On July 25, Murat Karayilan, head of the PKK Political Council, predicted "the Turkish Army will attack southern Kurdistan." Turkey has a well-trained, well-equipped army of 250,000 near the border, facing some 4,000 PKK fighters hiding in the mountains of northern Iraq. But significant cross-border operations surely would bring to the PKK's side the military forces of the Kurdistan Regional Government, the best U.S. ally in Iraq.
What is Washington to do in the dilemma of two friends battling each other on an unwanted new front in Iraq? The surprising answer was given in secret briefings on Capitol Hill last week by Eric S. Edelman, a former aide to Vice President Dick Cheney and now under secretary of defense for policy. A Foreign Service officer who once was U.S. ambassador to Turkey, he revealed to lawmakers plans for a covert operation of U.S. Special Forces helping the Turks neutralize the PKK. They would behead the guerrilla organization by helping Turkey get rid of PKK leaders that they have targeted for years.

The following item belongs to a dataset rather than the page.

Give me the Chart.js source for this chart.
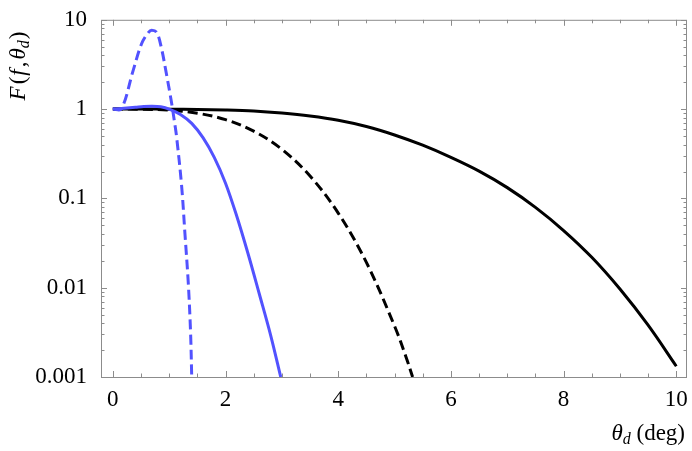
<!DOCTYPE html>
<html>
<head>
<meta charset="utf-8">
<script src="https://cdn.jsdelivr.net/npm/chart.js"></script>
<style>
  html, body { margin: 0; padding: 0; background: #fff; }
</style>
</head>
<body>
<canvas id="chart" width="692" height="451"></canvas>
<script>
// values (theta_d in degrees, F on a log axis)
const blueDashX = [0, 0.15, 0.36, 0.51, 0.63, 0.69, 0.78, 0.86, 0.95, 1.04, 1.10, 1.13, 1.22, 1.28, 1.34, 1.38, 1.40];
const blueDashY = [1, 1, 2.7, 5.4, 7.2, 7.65, 7.2, 4.9, 2.5, 1.2, 0.68, 0.50, 0.14, 0.040, 0.011, 0.0031, 0.001];

const blueSolidX = [0, 0.2, 0.4, 0.55, 0.7, 0.85, 1.0, 1.2, 1.4, 1.6, 1.8, 2.0, 2.2, 2.4, 2.6, 2.8, 2.98];
const blueSolidY = [1, 1.025, 1.05, 1.07, 1.077, 1.06, 1.0, 0.871, 0.692, 0.479, 0.288, 0.148, 0.0631, 0.024, 0.0085, 0.00295, 0.001];

const blackDashX = [0, 0.5, 1, 1.5, 2, 2.5, 3, 3.5, 4, 4.5, 5, 5.2, 5.32];
const blackDashY = [1, 0.997, 0.973, 0.90, 0.762, 0.566, 0.355, 0.178, 0.0685, 0.0192, 0.00372, 0.0017, 0.001];

const blackSolidX = [0, 0.5, 1, 1.5, 2, 2.5, 3, 3.5, 4, 4.5, 5, 5.5, 6, 6.5, 7, 7.5, 8, 8.5, 9, 9.5, 10];
const blackSolidY = [1, 1, 0.998, 0.991, 0.977, 0.951, 0.902, 0.836, 0.750, 0.638, 0.513, 0.394, 0.288, 0.202, 0.132, 0.0794, 0.0437, 0.0219, 0.00966, 0.0038, 0.00132];

const xTicks = [0, 2, 4, 6, 8, 10];
const yTicks = [0.001, 0.01, 0.1, 1, 10];
const yTickLabels = ["0.001", "0.01", "0.1", "1", "10"];

const BLUE = "rgb(82,82,255)";
const FRAME = "#8c8c8c";
const SERIF = "'Liberation Serif', 'DejaVu Serif', serif";

function pts(xs, ys) {
  return xs.map((x, i) => ({ x: x, y: ys[i] }));
}

function line(label, xs, ys, color, dash) {
  return {
    label: label,
    data: pts(xs, ys),
    borderColor: color,
    borderWidth: 3,
    borderDash: dash,
    pointRadius: 0,
    fill: false,
    tension: 0.35,
  };
}

// frame with inward ticks on all four sides, like the original plot
const framePlugin = {
  id: "frame",
  afterDraw(chart) {
    const ctx = chart.ctx;
    const a = chart.chartArea;
    const xs = chart.scales.x;
    const ys = chart.scales.y;
    ctx.save();
    ctx.strokeStyle = FRAME;
    ctx.lineWidth = 1;
    ctx.strokeRect(a.left + 0.5, a.top + 0.5, a.right - a.left - 1, a.bottom - a.top);

    ctx.beginPath();
    for (let v = 0; v <= 10.001; v += 0.5) {
      const px = Math.round(xs.getPixelForValue(v)) + 0.5;
      const len = Math.abs(v / 2 - Math.round(v / 2)) < 1e-6 ? 6 : 3.5;
      ctx.moveTo(px, a.bottom); ctx.lineTo(px, a.bottom - len);
      ctx.moveTo(px, a.top); ctx.lineTo(px, a.top + len);
    }
    for (let e = -3; e <= 0; e++) {
      for (let m = 1; m <= 10; m++) {
        const v = m * Math.pow(10, e);
        const py = Math.round(ys.getPixelForValue(v)) + 0.5;
        const len = (m === 1 || m === 10) ? 6 : 3.5;
        ctx.moveTo(a.left, py); ctx.lineTo(a.left + len, py);
        ctx.moveTo(a.right, py); ctx.lineTo(a.right - len, py);
      }
    }
    ctx.stroke();
    ctx.restore();
  }
};

// axis titles with italic symbols and a subscript d
function drawParts(ctx, parts, x0, y0) {
  let x = x0;
  parts.forEach(p => {
    ctx.font = p.font;
    ctx.fillText(p.t, x, y0 + (p.dy || 0));
    x += ctx.measureText(p.t).width + (p.gap || 0);
  });
  return x - x0;
}

function measureParts(ctx, parts) {
  let w = 0;
  parts.forEach(p => { ctx.font = p.font; w += ctx.measureText(p.t).width + (p.gap || 0); });
  return w;
}

const titlePlugin = {
  id: "titles",
  afterDraw(chart) {
    const ctx = chart.ctx;
    const it = "italic 23px " + SERIF;
    const up = "23px " + SERIF;
    const sub = "italic 16px " + SERIF;
    ctx.save();
    ctx.fillStyle = "#000";
    ctx.textBaseline = "alphabetic";
    ctx.textAlign = "left";

    const xt = [
      { t: "θ", font: it },
      { t: "d", font: sub, dy: 4 },
      { t: " (deg)", font: up },
    ];
    const w = measureParts(ctx, xt);
    drawParts(ctx, xt, 685 - w, 440);

    const yt = [
      { t: "F", font: it, gap: 2 },
      { t: "(", font: up, gap: 1 },
      { t: "f", font: it, gap: 2 },
      { t: ",", font: up, gap: 2 },
      { t: "θ", font: it },
      { t: "d", font: sub, dy: 4, gap: 1 },
      { t: ")", font: up },
    ];
    const h = measureParts(ctx, yt);
    ctx.translate(25, 66 + h / 2);
    ctx.rotate(-Math.PI / 2);
    drawParts(ctx, yt, 0, 0);
    ctx.restore();
  }
};

const ctx = document.getElementById("chart").getContext("2d");
new Chart(ctx, {
  type: "line",
  data: {
    datasets: [
      line("blue dashed", blueDashX, blueDashY, BLUE, [10, 5]),
      line("blue solid", blueSolidX, blueSolidY, BLUE, []),
      line("black dashed", blackDashX, blackDashY, "#000", [10, 5]),
      line("black solid", blackSolidX, blackSolidY, "#000", []),
    ],
  },
  options: {
    responsive: false,
    animation: false,
    layout: { padding: { left: 0, top: 15, right: 5, bottom: 0 } },
    plugins: {
      legend: { display: false },
      tooltip: { enabled: false },
    },
    scales: {
      x: {
        type: "linear",
        min: -0.21,
        max: 10.19,
        grid: { display: false },
        border: { display: false },
        ticks: {
          stepSize: 2,
          includeBounds: false,
          autoSkip: false,
          maxRotation: 0,
          padding: 1,
          color: "#000",
          font: { family: SERIF, size: 23 },
          callback: (v) => xTicks.includes(v) ? String(v) : "",
        },
        afterFit: (scale) => { scale.height = 74; },
      },
      y: {
        type: "logarithmic",
        min: 0.001,
        max: 10,
        grid: { display: false },
        border: { display: false },
        ticks: {
          autoSkip: false,
          padding: 6,
          color: "#000",
          font: { family: SERIF, size: 23 },
          callback: (v) => {
            const i = yTicks.findIndex(t => Math.abs(t - v) / t < 1e-6);
            return i >= 0 ? yTickLabels[i] : "";
          },
        },
        afterFit: (scale) => { scale.width = 101; },
      },
    },
  },
  plugins: [framePlugin, titlePlugin],
});
</script>
</body>
</html>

Edelman's listeners were stunned. Wasn't this risky? He responded he was sure of success, adding that the U.S. role could be concealed and always would be denied. Even if all this is true, some of the briefed lawmakers left wondering whether this was a wise policy for handling the beleaguered Kurds who had been betrayed so often by U.S. governments in years past.
The plan shows that hard experience has not dissuaded President Bush from attempting difficult ventures employing the use of force. On the contrary, two of the most intrepid supporters of the Iraq intervention -- John McCain and Lindsey Graham -- were surprised by Bush during a recent meeting with him. When they shared their impressions with colleagues, they commented on how unconcerned the president seemed. That may explain his willingness to embark on a questionable venture against the Kurds.